=== PROBLEM TO WORK ON ===
Everything in the listing except the pictures should be written out exactly.

=== RAW DATA ===

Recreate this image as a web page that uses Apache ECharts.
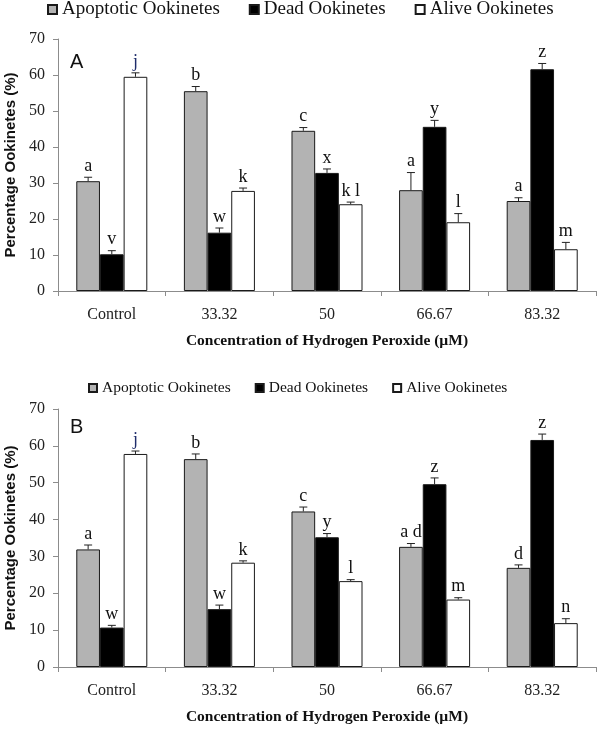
<!DOCTYPE html>
<html>
<head>
<meta charset="utf-8">
<script src="https://cdn.jsdelivr.net/npm/echarts@6/dist/echarts.min.js"></script>
<style>html,body{margin:0;padding:0;background:#fff}#c{width:600px;height:732px}</style>
</head>
<body>
<div id="c"></div>
<script>
const categories = ['Control', '33.32', '50', '66.67', '83.32'];
const seriesNames = ['Apoptotic Ookinetes', 'Dead Ookinetes', 'Alive Ookinetes'];
const xAxisTitle = 'Concentration of Hydrogen Peroxide (\u00b5M)';
const yAxisTitle = 'Percentage Ookinetes (%)';

// Panel A
const apoptoticA = [30.5, 55.5, 44.5, 28.0, 25.0];
const apoptoticErrA = [1.1, 1.3, 0.9, 4.9, 0.9];
const apoptoticLetA = ['a', 'b', 'c', 'a', 'a'];
const deadA = [10.2, 16.2, 32.8, 45.6, 61.6];
const deadErrA = [1.0, 1.3, 1.1, 1.8, 1.6];
const deadLetA = ['v', 'w', 'x', 'y', 'z'];
const aliveA = [59.5, 27.8, 24.1, 19.1, 11.6];
const aliveErrA = [1.1, 0.8, 0.6, 2.4, 1.9];
const aliveLetA = ['j', 'k', 'k l', 'l', 'm'];

// Panel B
const apoptoticB = [31.9, 56.4, 42.2, 32.6, 26.9];
const apoptoticErrB = [1.2, 1.4, 1.2, 0.9, 0.8];
const apoptoticLetB = ['a', 'b', 'c', 'a d', 'd'];
const deadB = [10.7, 15.7, 35.2, 49.6, 61.6];
const deadErrB = [0.6, 1.1, 1.0, 1.7, 1.6];
const deadLetB = ['w', 'w', 'y', 'z', 'z'];
const aliveB = [57.8, 28.3, 23.3, 18.3, 11.9];
const aliveErrB = [0.8, 0.5, 0.4, 0.5, 1.2];
const aliveLetB = ['j', 'k', 'l', 'm', 'n'];

const SERIF = '"Liberation Serif", "Times New Roman", serif';
const SANS = '"Liberation Sans", Arial, sans-serif';
const barColors = ['#b3b3b3', '#000000', '#ffffff'];
const BAR_FRAC = 0.22;

function barSeries(name, values, gridIdx, colorIdx) {
  return {
    type: 'bar', name: name, xAxisIndex: gridIdx, yAxisIndex: gridIdx,
    data: values, barWidth: (BAR_FRAC * 100) + '%', barGap: '0%',
    itemStyle: { color: barColors[colorIdx], borderColor: '#1a1a1a', borderWidth: 1 },
    emphasis: { disabled: true }, animation: false
  };
}

function errSeries(values, errs, letters, gridIdx, pos, letterColor) {
  return {
    type: 'custom', xAxisIndex: gridIdx, yAxisIndex: gridIdx, z: 5,
    clip: false, animation: false, silent: true,
    data: values.map(function (v, i) { return [i, v, v + errs[i]]; }),
    encode: { x: 0, y: [1, 2] },
    renderItem: function (params, api) {
      const i = api.value(0);
      const cw = api.size([1, 0])[0];
      const off = (pos - 1) * cw * BAR_FRAC;
      const p0 = api.coord([i, api.value(1)]);
      const p1 = api.coord([i, api.value(2)]);
      const x = p0[0] + off;
      const cap = 4;
      return {
        type: 'group',
        children: [
          { type: 'line', shape: { x1: x, y1: p0[1], x2: x, y2: p1[1] }, style: { stroke: '#222', lineWidth: 1 } },
          { type: 'line', shape: { x1: x - cap, y1: p1[1], x2: x + cap, y2: p1[1] }, style: { stroke: '#222', lineWidth: 1 } },
          { type: 'text', x: x, y: p1[1] - 2, style: { text: letters[params.dataIndex], fill: (letterColor && letterColor[params.dataIndex]) || '#111', font: '18px ' + SERIF, textAlign: 'center', textVerticalAlign: 'bottom' } }
        ]
      };
    }
  };
}

function xAxisCfg(gridIdx) {
  return {
    type: 'category', gridIndex: gridIdx, data: categories,
    axisLine: { show: true, lineStyle: { color: '#8c8c8c', width: 1 } },
    axisTick: { show: true, length: 5, lineStyle: { color: '#8c8c8c' } },
    axisLabel: { color: '#222', fontFamily: SERIF, fontSize: 16, margin: 16 },
    splitLine: { show: false },
    name: xAxisTitle, nameLocation: 'middle', nameGap: 42,
    nameTextStyle: { color: '#111', fontFamily: SERIF, fontWeight: 'bold', fontSize: 15.5 }
  };
}
function yAxisCfg(gridIdx) {
  return {
    type: 'value', gridIndex: gridIdx, min: 0, max: 70, interval: 10,
    axisLine: { show: true, lineStyle: { color: '#8c8c8c', width: 1 } },
    axisTick: { show: true, length: 5, lineStyle: { color: '#8c8c8c' } },
    axisLabel: { color: '#222', fontFamily: SERIF, fontSize: 16, margin: 13 },
    splitLine: { show: false },
    name: yAxisTitle, nameLocation: 'middle', nameGap: 40, nameRotate: 90,
    nameTextStyle: { color: '#111', fontFamily: SANS, fontWeight: 'bold', fontSize: 15 }
  };
}

const chart = echarts.init(document.getElementById('c'), null, { renderer: 'canvas' });
chart.setOption({
  backgroundColor: '#fff',
  animation: false,
  grid: [
    { left: 58, width: 538, top: 39, height: 252, containLabel: false, outerBoundsMode: 'none' },
    { left: 58, width: 538, top: 409, height: 258, containLabel: false, outerBoundsMode: 'none' }
  ],
  legend: [
    { data: seriesNames, left: 47, top: 0, padding: 0, itemGap: 29, itemWidth: 9, itemHeight: 9, icon: 'rect',
      textStyle: { fontFamily: SERIF, fontSize: 19, color: '#111' } },
    { data: seriesNames, left: 88, top: 380, padding: 0, itemGap: 24, itemWidth: 8, itemHeight: 8, icon: 'rect',
      textStyle: { fontFamily: SERIF, fontSize: 15.5, color: '#111' } }
  ],
  xAxis: [xAxisCfg(0), xAxisCfg(1)],
  yAxis: [yAxisCfg(0), yAxisCfg(1)],
  graphic: [
    { type: 'text', left: 70, top: 52, style: { text: 'A', font: '20px ' + SANS, fill: '#111' } },
    { type: 'text', left: 70, top: 417, style: { text: 'B', font: '20px ' + SANS, fill: '#111' } }
  ],
  series: [
    barSeries(seriesNames[0], apoptoticA, 0, 0),
    barSeries(seriesNames[1], deadA, 0, 1),
    barSeries(seriesNames[2], aliveA, 0, 2),
    barSeries(seriesNames[0], apoptoticB, 1, 0),
    barSeries(seriesNames[1], deadB, 1, 1),
    barSeries(seriesNames[2], aliveB, 1, 2),
    errSeries(apoptoticA, apoptoticErrA, apoptoticLetA, 0, 0),
    errSeries(deadA, deadErrA, deadLetA, 0, 1),
    errSeries(aliveA, aliveErrA, aliveLetA, 0, 2, ['#1f2d6b']),
    errSeries(apoptoticB, apoptoticErrB, apoptoticLetB, 1, 0),
    errSeries(deadB, deadErrB, deadLetB, 1, 1),
    errSeries(aliveB, aliveErrB, aliveLetB, 1, 2, ['#1f2d6b'])
  ]
});
</script>
</body>
</html>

=== SOLUTION FOR THIS EXERCISE ===
Recreate this image as a web page that uses Apache ECharts.
<!DOCTYPE html>
<html>
<head>
<meta charset="utf-8">
<script src="https://cdn.jsdelivr.net/npm/echarts@6/dist/echarts.min.js"></script>
<style>html,body{margin:0;padding:0;background:#fff}#c{width:600px;height:732px}</style>
</head>
<body>
<div id="c"></div>
<script>
const categories = ['Control', '33.32', '50', '66.67', '83.32'];
const seriesNames = ['Apoptotic Ookinetes', 'Dead Ookinetes', 'Alive Ookinetes'];
const xAxisTitle = 'Concentration of Hydrogen Peroxide (\u00b5M)';
const yAxisTitle = 'Percentage Ookinetes (%)';

// Panel A
const apoptoticA = [30.5, 55.5, 44.5, 28.0, 25.0];
const apoptoticErrA = [1.1, 1.3, 0.9, 4.9, 0.9];
const apoptoticLetA = ['a', 'b', 'c', 'a', 'a'];
const deadA = [10.2, 16.2, 32.8, 45.6, 61.6];
const deadErrA = [1.0, 1.3, 1.1, 1.8, 1.6];
const deadLetA = ['v', 'w', 'x', 'y', 'z'];
const aliveA = [59.5, 27.8, 24.1, 19.1, 11.6];
const aliveErrA = [1.1, 0.8, 0.6, 2.4, 1.9];
const aliveLetA = ['j', 'k', 'k l', 'l', 'm'];

// Panel B
const apoptoticB = [31.9, 56.4, 42.2, 32.6, 26.9];
const apoptoticErrB = [1.2, 1.4, 1.2, 0.9, 0.8];
const apoptoticLetB = ['a', 'b', 'c', 'a d', 'd'];
const deadB = [10.7, 15.7, 35.2, 49.6, 61.6];
const deadErrB = [0.6, 1.1, 1.0, 1.7, 1.6];
const deadLetB = ['w', 'w', 'y', 'z', 'z'];
const aliveB = [57.8, 28.3, 23.3, 18.3, 11.9];
const aliveErrB = [0.8, 0.5, 0.4, 0.5, 1.2];
const aliveLetB = ['j', 'k', 'l', 'm', 'n'];

const SERIF = '"Liberation Serif", "Times New Roman", serif';
const SANS = '"Liberation Sans", Arial, sans-serif';
const barColors = ['#b3b3b3', '#000000', '#ffffff'];
const BAR_FRAC = 0.22;

function barSeries(name, values, gridIdx, colorIdx) {
  return {
    type: 'bar', name: name, xAxisIndex: gridIdx, yAxisIndex: gridIdx,
    data: values, barWidth: (BAR_FRAC * 100) + '%', barGap: '0%',
    itemStyle: { color: barColors[colorIdx], borderColor: '#1a1a1a', borderWidth: 1 },
    emphasis: { disabled: true }, animation: false
  };
}

function errSeries(values, errs, letters, gridIdx, pos, letterColor) {
  return {
    type: 'custom', xAxisIndex: gridIdx, yAxisIndex: gridIdx, z: 5,
    clip: false, animation: false, silent: true,
    data: values.map(function (v, i) { return [i, v, v + errs[i]]; }),
    encode: { x: 0, y: [1, 2] },
    renderItem: function (params, api) {
      const i = api.value(0);
      const cw = api.size([1, 0])[0];
      const off = (pos - 1) * cw * BAR_FRAC;
      const p0 = api.coord([i, api.value(1)]);
      const p1 = api.coord([i, api.value(2)]);
      const x = p0[0] + off;
      const cap = 4;
      return {
        type: 'group',
        children: [
          { type: 'line', shape: { x1: x, y1: p0[1], x2: x, y2: p1[1] }, style: { stroke: '#222', lineWidth: 1 } },
          { type: 'line', shape: { x1: x - cap, y1: p1[1], x2: x + cap, y2: p1[1] }, style: { stroke: '#222', lineWidth: 1 } },
          { type: 'text', x: x, y: p1[1] - 2, style: { text: letters[params.dataIndex], fill: (letterColor && letterColor[params.dataIndex]) || '#111', font: '18px ' + SERIF, textAlign: 'center', textVerticalAlign: 'bottom' } }
        ]
      };
    }
  };
}

function xAxisCfg(gridIdx) {
  return {
    type: 'category', gridIndex: gridIdx, data: categories,
    axisLine: { show: true, lineStyle: { color: '#8c8c8c', width: 1 } },
    axisTick: { show: true, length: 5, lineStyle: { color: '#8c8c8c' } },
    axisLabel: { color: '#222', fontFamily: SERIF, fontSize: 16, margin: 16 },
    splitLine: { show: false },
    name: xAxisTitle, nameLocation: 'middle', nameGap: 42,
    nameTextStyle: { color: '#111', fontFamily: SERIF, fontWeight: 'bold', fontSize: 15.5 }
  };
}
function yAxisCfg(gridIdx) {
  return {
    type: 'value', gridIndex: gridIdx, min: 0, max: 70, interval: 10,
    axisLine: { show: true, lineStyle: { color: '#8c8c8c', width: 1 } },
    axisTick: { show: true, length: 5, lineStyle: { color: '#8c8c8c' } },
    axisLabel: { color: '#222', fontFamily: SERIF, fontSize: 16, margin: 13 },
    splitLine: { show: false },
    name: yAxisTitle, nameLocation: 'middle', nameGap: 40, nameRotate: 90,
    nameTextStyle: { color: '#111', fontFamily: SANS, fontWeight: 'bold', fontSize: 15 }
  };
}

const chart = echarts.init(document.getElementById('c'), null, { renderer: 'canvas' });
chart.setOption({
  backgroundColor: '#fff',
  animation: false,
  grid: [
    { left: 58, width: 538, top: 39, height: 252, containLabel: false, outerBoundsMode: 'none' },
    { left: 58, width: 538, top: 409, height: 258, containLabel: false, outerBoundsMode: 'none' }
  ],
  legend: [
    { data: seriesNames, left: 47, top: 0, padding: 0, itemGap: 29, itemWidth: 9, itemHeight: 9, icon: 'rect',
      textStyle: { fontFamily: SERIF, fontSize: 19, color: '#111' } },
    { data: seriesNames, left: 88, top: 380, padding: 0, itemGap: 24, itemWidth: 8, itemHeight: 8, icon: 'rect',
      textStyle: { fontFamily: SERIF, fontSize: 15.5, color: '#111' } }
  ],
  xAxis: [xAxisCfg(0), xAxisCfg(1)],
  yAxis: [yAxisCfg(0), yAxisCfg(1)],
  graphic: [
    { type: 'text', left: 70, top: 52, style: { text: 'A', font: '20px ' + SANS, fill: '#111' } },
    { type: 'text', left: 70, top: 417, style: { text: 'B', font: '20px ' + SANS, fill: '#111' } }
  ],
  series: [
    barSeries(seriesNames[0], apoptoticA, 0, 0),
    barSeries(seriesNames[1], deadA, 0, 1),
    barSeries(seriesNames[2], aliveA, 0, 2),
    barSeries(seriesNames[0], apoptoticB, 1, 0),
    barSeries(seriesNames[1], deadB, 1, 1),
    barSeries(seriesNames[2], aliveB, 1, 2),
    errSeries(apoptoticA, apoptoticErrA, apoptoticLetA, 0, 0),
    errSeries(deadA, deadErrA, deadLetA, 0, 1),
    errSeries(aliveA, aliveErrA, aliveLetA, 0, 2, ['#1f2d6b']),
    errSeries(apoptoticB, apoptoticErrB, apoptoticLetB, 1, 0),
    errSeries(deadB, deadErrB, deadLetB, 1, 1),
    errSeries(aliveB, aliveErrB, aliveLetB, 1, 2, ['#1f2d6b'])
  ]
});
</script>
</body>
</html>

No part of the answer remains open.